Stopping deepfake selfie fraud in digital onboarding

Deepfake selfie attacks have rapidly evolved, turning a single edited pixel into a major operational headache. Fraudsters now use AI to manipulate facial images so convincingly that weak verification systems are routinely bypassed.

The Federal Reserve reported in 2025 that deepfake attacks jumped twentyfold over the previous three years, a dramatic rise that highlights the scale of financial and compliance risk, said AiPrise.

High false positives, expensive manual reviews and customer onboarding delays are pushing regulated firms to invest heavily in multi-layer verification strategies.

Understanding how deepfake selfie attacks work is essential for building effective defences. These attacks combine synthetic faces with forged or stolen ID documents to slip through outdated onboarding workflows. When detection tools are limited to simple face-matching, fraudsters can imitate lighting, mimic eye movement, and produce near-perfect replicas of real expressions.
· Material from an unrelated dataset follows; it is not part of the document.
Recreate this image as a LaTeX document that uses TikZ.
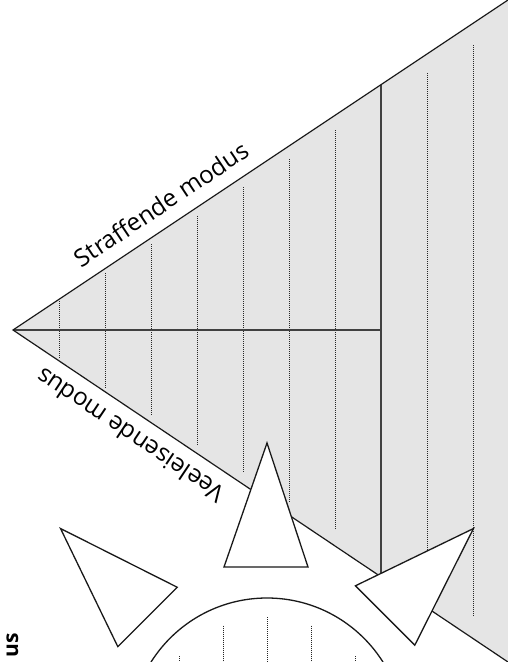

This poses clear threats to revenue, exposes companies to KYC and AML failures, and jeopardises trust in digital identity verification.

Traditional photo ID checks became essential because manual review simply could not keep pace with global onboarding demands. Paper-based processes created inconsistencies that led to fraud losses and audit issues for financial institutions. Digital identity verification addressed many of these challenges by introducing automated document capture, regulatory audit trails and biometric matching. Yet even systems with modern image capture and database checks can develop blind spots -- and this is exactly where deepfakes enter.

Deepfake fraud typically exploits weak links between verification layers. If liveness detection does not confirm natural facial movement, static or pre-recorded content can slip through. When systems ignore device behaviour, virtual cameras and replay attacks go undetected. Attackers also take advantage of gaps in document authenticity checks, pairing manipulated selfies with realistic-looking but fake ID documents to secure illegitimate access.

The most effective approach is multi-layered protection. This means liveness detection, pixel and texture analysis, 3D depth mapping, biometric authentication, document validation and device intelligence working together. Each layer offers a different view of risk, reducing false positives and increasing the likelihood of intercepting synthetic media. A human review step remains essential for edge cases where automated tools struggle to make a definitive decision.

Selfie verification generally follows a structured journey. Users submit an official identity document, take a live selfie or video clip, and advanced systems run automated checks using optical character recognition, biometric matching and environmental data. If results show any anomalies, a trained reviewer examines the submission before onboarding proceeds. The result is a balance of speed, compliance and user experience.

Clear guidance during selfie capture significantly boosts security outcomes. On-screen prompts, lighting advice, instant retake options and visual cues reduce poor-quality submissions that would otherwise slow verification. These improvements allow risk teams to focus their attention on genuine threats instead of correcting basic input errors.

OCR, facial recognition, liveness detection and 3D mapping have become core technologies, supported by deepfake detection AI and device intelligence. The benefits extend across multiple sectors, from banks and payment providers to crypto exchanges, public services and e-commerce platforms. Faster onboarding, reduced manual workloads and improved regulatory assurance are among the key advantages.

As fraud threats grow, modern identity systems are relying on layered verification to stay ahead. Deepfake attacks are becoming more precise, and firms that invest now in multi-technology defences will be better placed to protect customers, keep regulators satisfied and limit operational disruption.